Noch schlechter ist die Quote im Landkreis Rosenheim. Zum Zeitpunkt der Schuleingangsuntersuchung waren in Stadt und Landkreis nur 89,3 Prozent vollständig geimpft.
Laut Landratsamt Altötting waren 87,3 Prozent der Kinder zum Schuleintritt komplett geimpft. Das Landratsamt Berchtesgaden konnten keine Zahlen vorlegen.
Die jetzt entdeckten Viren im Abwassermonitoring der Landeshauptstadt München wurden nach Einschätzung des Gesundheitsamts in Traunstein vermutlich durch Menschen nach Deutschland gebracht, die im Ausland eine Schluckimpfung erhalten haben. Sie können die Impfviren bis zu sechs Wochen lang ausscheiden und weiterverbreiten.

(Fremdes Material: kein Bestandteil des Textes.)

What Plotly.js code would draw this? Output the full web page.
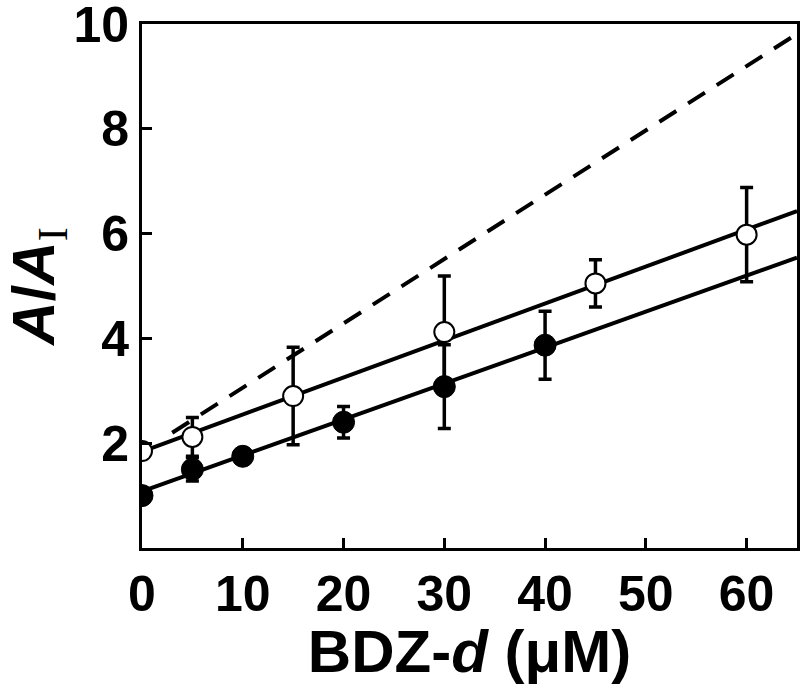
<!DOCTYPE html>
<html>
<head>
<meta charset="utf-8">
<script src="https://cdn.plot.ly/plotly-3.0.1.min.js"></script>
<style>html,body{margin:0;padding:0;background:#fff;}#chart{width:800px;height:685px;}</style>
</head>
<body>
<div id="chart"></div>
<script>
// Filled circles
const xFilled = [0, 5, 10, 20, 30, 40];
const yFilled = [1.0, 1.5, 1.75, 2.4, 3.08, 3.87];
const errFilled = [0.1, 0.22, 0.1, 0.3, 0.8, 0.65];
// Open circles
const xOpen = [0, 5, 15, 30, 45, 60];
const yOpen = [1.85, 2.12, 2.9, 4.12, 5.05, 5.98];
const errOpen = [0.1, 0.37, 0.93, 1.07, 0.45, 0.9];
// Fit lines (endpoints)
const fitFilledX = [0, 65];
const fitFilledY = [1.08, 5.54];
const fitOpenX = [0, 65];
const fitOpenY = [1.84, 6.43];
const dashX = [3, 64.5];
const dashY = [2.2, 9.75];
// Ticks
const xTicks = [0, 10, 20, 30, 40, 50, 60];
const yTicks = [2, 4, 6, 8, 10];

const FONT = '"Liberation Sans", Arial, sans-serif';

const traces = [
  {x: dashX, y: dashY, mode: 'lines', line: {color: '#000', width: 4, dash: '20px,14px'}, hoverinfo: 'skip'},
  {x: fitOpenX, y: fitOpenY, mode: 'lines', line: {color: '#000', width: 4}, hoverinfo: 'skip'},
  {x: fitFilledX, y: fitFilledY, mode: 'lines', line: {color: '#000', width: 4}, hoverinfo: 'skip'},
  {x: xFilled, y: yFilled, mode: 'markers', type: 'scatter',
   marker: {symbol: 'circle', size: 22, color: '#000', line: {color: '#000', width: 1}},
   error_y: {type: 'data', array: errFilled, visible: true, color: '#000', thickness: 3.5, width: 6.5}},
  {x: xOpen, y: yOpen, mode: 'markers', type: 'scatter',
   marker: {symbol: 'circle', size: 20, color: '#fff', line: {color: '#000', width: 2}},
   error_y: {type: 'data', array: errOpen, visible: true, color: '#000', thickness: 3.5, width: 6.5}}
];

const layout = {
  width: 800, height: 685,
  margin: {l: 142, r: 3, t: 24, b: 137},
  paper_bgcolor: '#fff', plot_bgcolor: '#fff',
  showlegend: false,
  font: {family: FONT, color: '#000'},
  xaxis: {
    range: [0, 65], tickvals: xTicks, ticktext: xTicks.map(String),
    showgrid: false, zeroline: false,
    showline: true, mirror: true, linewidth: 3, linecolor: '#000',
    ticks: 'inside', ticklen: 10, tickwidth: 3, tickcolor: '#000',
    ticklabeloverflow: 'allow',
    tickfont: {family: FONT, size: 50, weight: 'bold', color: '#000'},
    title: {text: 'BDZ-<i>d</i> (\u03bcM)', font: {family: FONT, size: 60, weight: 'bold', color: '#000'}, standoff: 8}
  },
  yaxis: {
    range: [0, 10], tickvals: yTicks, ticktext: yTicks.map(String),
    showgrid: false, zeroline: false,
    showline: true, mirror: true, linewidth: 3, linecolor: '#000',
    ticks: 'inside', ticklen: 10, tickwidth: 3, tickcolor: '#000',
    ticklabeloverflow: 'allow',
    tickfont: {family: FONT, size: 50, weight: 'bold', color: '#000'},
    title: {text: '<i>A</i>/<i>A</i><sub><span style="font-family:\'Liberation Serif\',serif;font-weight:normal">I</span></sub>',
            font: {family: FONT, size: 60, weight: 'bold', color: '#000'}, standoff: 46}
  }
};

Plotly.newPlot('chart', traces, layout, {displayModeBar: false, staticPlot: true});
</script>
</body>
</html>
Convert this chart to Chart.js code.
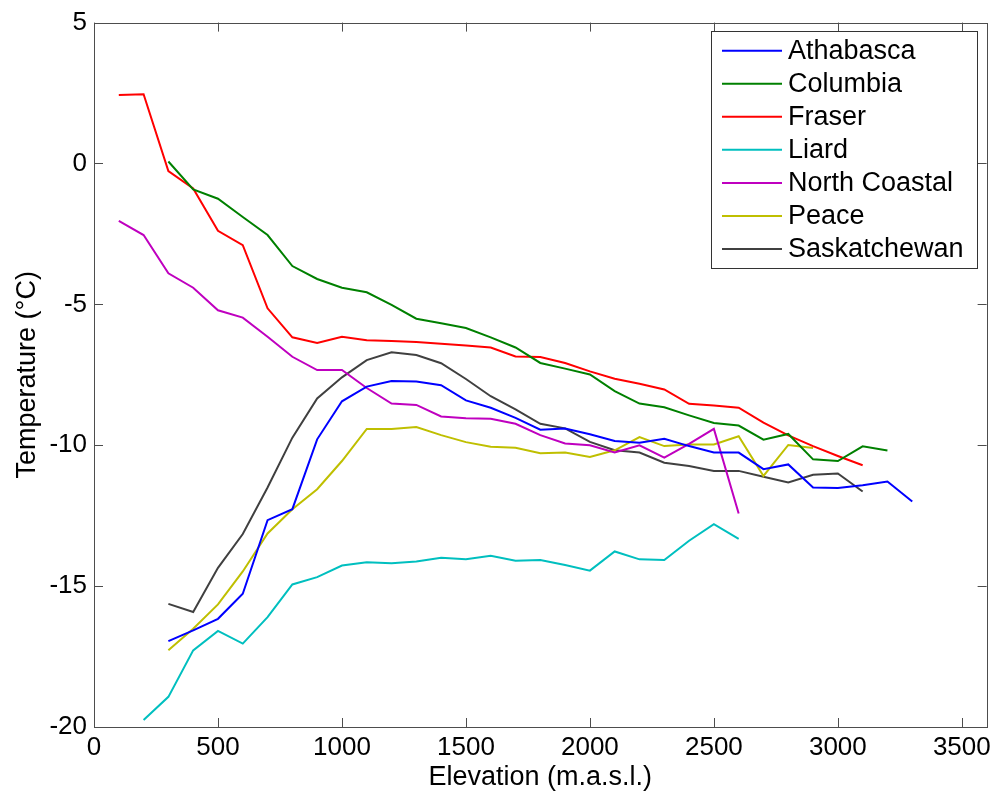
<!DOCTYPE html>
<html>
<head>
<meta charset="utf-8">
<script src="https://cdn.jsdelivr.net/npm/chart.js@4/dist/chart.umd.min.js"></script>
<style>
  html, body { margin: 0; padding: 0; background: #ffffff; }
  #wrap { width: 996px; height: 792px; position: relative; }
</style>
</head>
<body>
<div id="wrap"><canvas id="c" width="996" height="792"></canvas></div>
<script>
// ---- Data (elevation in m.a.s.l., temperature in °C) ----
const elevations = [100,200,300,400,500,600,700,800,900,1000,1100,1200,1300,1400,1500,1600,1700,1800,1900,2000,2100,2200,2300,2400,2500,2600,2700,2800,2900,3000,3100,3200,3300];

const athabasca = [null,null,-16.95,-16.57,-16.16,-15.27,-12.66,-12.27,-9.79,-8.44,-7.92,-7.72,-7.74,-7.87,-8.41,-8.67,-9.03,-9.45,-9.41,-9.61,-9.85,-9.91,-9.77,-10.03,-10.26,-10.26,-10.85,-10.68,-11.50,-11.52,-11.42,-11.29,-12.00];
const columbia = [null,null,0.07,-0.92,-1.25,-1.90,-2.54,-3.64,-4.10,-4.41,-4.57,-5.02,-5.51,-5.67,-5.84,-6.17,-6.53,-7.08,-7.28,-7.49,-8.08,-8.52,-8.65,-8.94,-9.21,-9.30,-9.80,-9.60,-10.50,-10.56,-10.04,-10.19,null];
const fraser = [2.43,2.46,-0.27,-0.89,-2.39,-2.90,-5.14,-6.17,-6.37,-6.15,-6.27,-6.30,-6.34,-6.40,-6.46,-6.53,-6.85,-6.87,-7.08,-7.38,-7.64,-7.82,-8.02,-8.53,-8.59,-8.67,-9.20,-9.65,-10.03,-10.38,-10.71,null,null];
const liard = [null,-19.75,-18.93,-17.28,-16.59,-17.04,-16.10,-14.94,-14.68,-14.27,-14.15,-14.19,-14.13,-13.99,-14.05,-13.92,-14.10,-14.07,-14.25,-14.45,-13.77,-14.05,-14.07,-13.39,-12.80,-13.32,null,null,null,null,null,null,null];
const northCoastal = [-2.04,-2.54,-3.90,-4.41,-5.21,-5.47,-6.15,-6.86,-7.33,-7.33,-7.97,-8.52,-8.57,-8.98,-9.04,-9.06,-9.24,-9.64,-9.94,-10.00,-10.26,-10.00,-10.44,-9.95,-9.42,-12.42,null,null,null,null,null,null,null];
const peace = [null,null,-17.28,-16.51,-15.65,-14.48,-13.13,-12.27,-11.56,-10.56,-9.42,-9.42,-9.35,-9.64,-9.89,-10.05,-10.09,-10.28,-10.26,-10.42,-10.18,-9.71,-10.03,-9.97,-9.97,-9.68,-11.09,-9.99,-10.10,null,null,null,null];
const saskatchewan = [null,null,-15.63,-15.92,-14.35,-13.15,-11.50,-9.73,-8.34,-7.59,-6.98,-6.70,-6.80,-7.09,-7.65,-8.26,-8.73,-9.24,-9.40,-9.88,-10.18,-10.26,-10.62,-10.74,-10.91,-10.91,-11.12,-11.32,-11.05,-11.00,-11.64,null,null];

const seriesNames = ["Athabasca","Columbia","Fraser","Liard","North Coastal","Peace","Saskatchewan"];
const seriesValues = [athabasca, columbia, fraser, liard, northCoastal, peace, saskatchewan];
const seriesColors = ["#0000ff","#008000","#ff0000","#00bfbf","#bf00bf","#bfbf00","#404040"];

const xTicks = [0,500,1000,1500,2000,2500,3000,3500];
const yTicks = [-20,-15,-10,-5,0,5];

// ---- Build datasets ----
const datasets = seriesNames.map((name, i) => ({
  label: name,
  data: elevations.map((e, k) => ({ x: e, y: seriesValues[i][k] })).filter(p => p.y !== null),
  borderColor: seriesColors[i],
  backgroundColor: seriesColors[i],
  borderWidth: 2,
  pointRadius: 0,
  tension: 0,
  fill: false
}));

const FONT = "'Liberation Sans', Arial, Helvetica, sans-serif";
const AXIS_COLOR = "#4d4d4d";

// Box with inward ticks on all four sides (MATLAB style)
const boxPlugin = {
  id: 'boxTicks',
  afterDatasetsDraw(chart) {
    const { ctx, chartArea: a, scales } = chart;
    const tl = 9;
    ctx.save();
    ctx.strokeStyle = AXIS_COLOR;
    ctx.lineWidth = 1;
    ctx.beginPath();
    xTicks.forEach(v => {
      const px = Math.round(scales.x.getPixelForValue(v)) + 0.5;
      ctx.moveTo(px, a.bottom); ctx.lineTo(px, a.bottom - tl);
      ctx.moveTo(px, a.top); ctx.lineTo(px, a.top + tl);
    });
    yTicks.forEach(v => {
      const py = Math.round(scales.y.getPixelForValue(v)) + 0.5;
      ctx.moveTo(a.left, py); ctx.lineTo(a.left + tl, py);
      ctx.moveTo(a.right, py); ctx.lineTo(a.right - tl, py);
    });
    ctx.stroke();
    ctx.strokeRect(Math.round(a.left) + 0.5, Math.round(a.top) + 0.5,
                   Math.round(a.right - a.left), Math.round(a.bottom - a.top));
    ctx.restore();
  }
};

// Legend box in the upper right (MATLAB style)
const legendPlugin = {
  id: 'matlabLegend',
  afterDraw(chart) {
    const { ctx } = chart;
    const bx = 711, by = 31, bw = 266, bh = 237;
    const rowH = 33.05, firstY = 50.7;
    ctx.save();
    ctx.fillStyle = '#ffffff';
    ctx.fillRect(bx, by, bw, bh);
    ctx.strokeStyle = '#333333';
    ctx.lineWidth = 1;
    ctx.strokeRect(bx + 0.5, by + 0.5, bw, bh);
    ctx.font = "27px " + FONT;
    ctx.textBaseline = 'middle';
    ctx.textAlign = 'left';
    chart.data.datasets.forEach((ds, i) => {
      const y = firstY + i * rowH;
      ctx.strokeStyle = ds.borderColor;
      ctx.lineWidth = 2;
      ctx.beginPath();
      ctx.moveTo(722, y); ctx.lineTo(782, y);
      ctx.stroke();
      ctx.fillStyle = '#000000';
      ctx.fillText(ds.label, 788, y + 1);
    });
    ctx.restore();
  }
};

new Chart(document.getElementById('c'), {
  type: 'line',
  data: { datasets },
  plugins: [boxPlugin, legendPlugin],
  options: {
    responsive: false,
    animation: false,
    devicePixelRatio: 1,
    layout: { padding: { left: 0, right: 9, top: 20, bottom: 0 } },
    plugins: { legend: { display: false }, tooltip: { enabled: false } },
    scales: {
      x: {
        type: 'linear',
        min: 0, max: 3600,
        afterBuildTicks: s => { s.ticks = xTicks.map(v => ({ value: v })); },
        afterFit: s => { s.height = 65; },
        grid: { display: false, drawTicks: false },
        border: { display: false },
        ticks: { color: '#000', padding: 5, font: { family: FONT, size: 26 }, maxRotation: 0, autoSkip: false,
                 callback: v => String(v) },
        title: { display: true, text: 'Elevation (m.a.s.l.)', color: '#000', font: { family: FONT, size: 27 }, padding: { top: 0, bottom: -2 } }
      },
      y: {
        type: 'linear',
        min: -20, max: 5,
        afterBuildTicks: s => { s.ticks = yTicks.map(v => ({ value: v })); },
        afterFit: s => { s.width = 94; },
        grid: { display: false, drawTicks: false },
        border: { display: false },
        ticks: { color: '#000', padding: 7, font: { family: FONT, size: 26 }, autoSkip: false,
                 callback: v => String(v) },
        title: { display: true, text: 'Temperature (°C)', color: '#000', font: { family: FONT, size: 27 }, padding: { top: 11, bottom: 0 } }
      }
    }
  }
});
</script>
</body>
</html>
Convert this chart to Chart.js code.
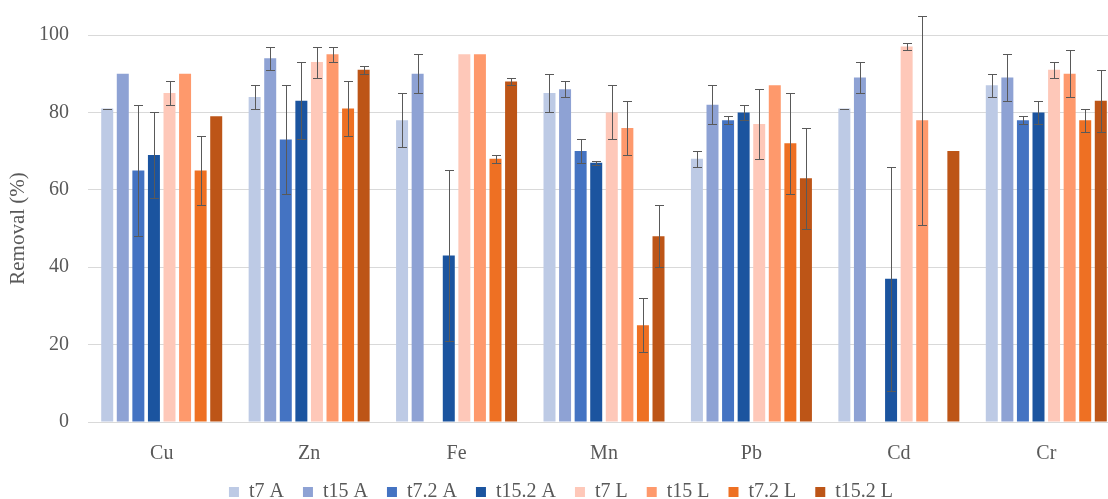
<!DOCTYPE html>
<html>
<head>
<meta charset="utf-8">
<script src="https://cdn.jsdelivr.net/npm/chart.js@4.4.1/dist/chart.umd.min.js"></script>
<style>
  html, body { margin: 0; padding: 0; background: #ffffff; overflow: hidden; }
  #wrap { position: absolute; left: 0; top: 0; width: 1122px; height: 499px; }
</style>
</head>
<body>
<div id="wrap"><canvas id="chart"></canvas></div>
<script>
// Metals on the category axis
const metals = ['Cu', 'Zn', 'Fe', 'Mn', 'Pb', 'Cd', 'Cr'];

// Mean removal (%) per treatment; null = not measured
const t7A    = [81, 84, 78, 85, 68, 81, 87];
const t15A   = [90, 94, 90, 86, 82, 89, 89];
const t72A   = [65, 73, null, 70, 78, null, 78];
const t152A  = [69, 83, 43, 67, 80, 37, 80];
const t7L    = [85, 93, 95, 80, 77, 97, 91];
const t15L   = [90, 95, 95, 76, 87, 78, 90];
const t72L   = [65, 81, 68, 25, 72, null, 78];
const t152L  = [79, 91, 88, 48, 63, 70, 83];

// Standard deviations (± around the mean); null = no error bar
const t7AErr   = [0, 3, 7, 5, 2, 0, 3];
const t15AErr  = [null, 3, 5, 2, 5, 4, 6];
const t72AErr  = [17, 14, null, 3, 1, null, 1];
const t152AErr = [11, 10, 22, 0.5, 2, 29, 3];
const t7LErr   = [3, 4, null, 7, 9, 1, 2];
const t15LErr  = [null, 2, null, 7, null, 27, 6];
const t72LErr  = [9, 7, 1, 7, 13, null, 3];
const t152LErr = [null, 1, 1, 8, 13, null, 8];

// Y-axis tick values
const yTicks = [0, 20, 40, 60, 80, 100];

const seriesNames = ['t7 A', 't15 A', 't7.2 A', 't15.2 A', 't7 L', 't15 L', 't7.2 L', 't15.2 L'];
const seriesValues = [t7A, t15A, t72A, t152A, t7L, t15L, t72L, t152L];
const seriesErrors = [t7AErr, t15AErr, t72AErr, t152AErr, t7LErr, t15LErr, t72LErr, t152LErr];
const seriesColors = ['#BDCAE5', '#8EA2D4', '#4473C2', '#1B549F', '#FEC8B9', '#FE996C', '#EE7023', '#BD5517'];

const textColor = '#595959';
const fontFamily = '"Liberation Serif", "Times New Roman", serif';

// Draws ± error bars with caps on top of every bar
const errorBars = {
  id: 'errorBars',
  afterDatasetsDraw(chart) {
    const ctx = chart.ctx;
    const y = chart.scales.y;
    ctx.save();
    ctx.strokeStyle = '#595959';
    ctx.lineWidth = 1;
    chart.data.datasets.forEach((ds, i) => {
      const meta = chart.getDatasetMeta(i);
      meta.data.forEach((bar, j) => {
        const v = ds.data[j];
        const e = ds.errors[j];
        if (v === null || e === null || e === undefined) return;
        const x = Math.round(bar.x) + 0.5;
        const yTop = Math.round(y.getPixelForValue(v + e)) + 0.5;
        const yBot = Math.round(y.getPixelForValue(v - e)) + 0.5;
        const cap = 4.5;
        ctx.beginPath();
        ctx.moveTo(x, yTop); ctx.lineTo(x, yBot);
        ctx.moveTo(x - cap, yTop); ctx.lineTo(x + cap, yTop);
        ctx.moveTo(x - cap, yBot); ctx.lineTo(x + cap, yBot);
        ctx.stroke();
      });
    });
    ctx.restore();
  }
};

// Keeps the legend row compact so it sits close to the bottom edge
const compactLegend = {
  id: 'compactLegend',
  beforeInit(chart) {
    const legend = chart.legend;
    if (!legend) return;
    const fit = legend.fit;
    legend.fit = function () {
      fit.call(this);
      this.height -= 13;
    };
  }
};

new Chart(document.getElementById('chart'), {
  type: 'bar',
  data: {
    labels: metals,
    datasets: seriesNames.map((name, i) => ({
      label: name,
      data: seriesValues[i],
      errors: seriesErrors[i],
      backgroundColor: seriesColors[i],
      borderWidth: 0,
      categoryPercentage: 0.845,
      barPercentage: 0.77
    }))
  },
  options: {
    responsive: true,
    maintainAspectRatio: false,
    animation: false,
    devicePixelRatio: 1,
    layout: { padding: { top: 35, left: 2, right: 2, bottom: 0 } },
    plugins: {
      tooltip: { enabled: false },
      legend: {
        position: 'bottom',
        labels: {
          boxWidth: 10,
          boxHeight: 10,
          padding: 19,
          color: textColor,
          font: { family: fontFamily, size: 20 }
        }
      }
    },
    scales: {
      x: {
        grid: { display: false, drawTicks: false },
        border: { display: true, color: '#D9D9D9', width: 1 },
        ticks: { color: textColor, padding: 20, font: { family: fontFamily, size: 20 } },
        afterFit(axis) { axis.height -= 23; }
      },
      y: {
        min: 0,
        max: 100,
        afterBuildTicks(axis) { axis.ticks = yTicks.map(v => ({ value: v })); },
        afterFit(axis) { axis.width = 86; },
        grid: { color: '#D9D9D9', lineWidth: 1, drawTicks: false },
        border: { display: false },
        ticks: { color: textColor, padding: 19, font: { family: fontFamily, size: 20 } },
        title: {
          display: true,
          text: 'Removal (%)',
          color: textColor,
          padding: { top: 4, bottom: 4 },
          font: { family: fontFamily, size: 21 }
        }
      }
    }
  },
  plugins: [errorBars, compactLegend]
});
</script>
</body>
</html>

Das Gesundheitsamt in Berchtesgaden weist darauf hin, dass die letzte Ansteckung in Deutschland im Jahr 1990 erfasst worden sei. Danach habe es 1992 zwei Fälle gegeben, bei denen sich die Kranken in Ägypten und Indien angesteckt hätten. Laut des Leiters des Gesundheitsamts Rosenheim, Hierl, stammen die im Abwasser nachgewiesenen Polioviren von einer Linie ab, die sich ursprünglich aus dem Polio-Schluckimpfstoff (OPV) entwickelt hat. Diese Impfviren zirkulieren ihm zufolge in Regionen mit insgesamt geringem Impfschutz. Beispielsweise in verschiedenen Teilen Afrikas oder in Indonesien. „Sie hatten so die Möglichkeit, sich genetisch zu verändern und dadurch entstanden wieder krankheitsauslösende Viren“, erklärt der Experte.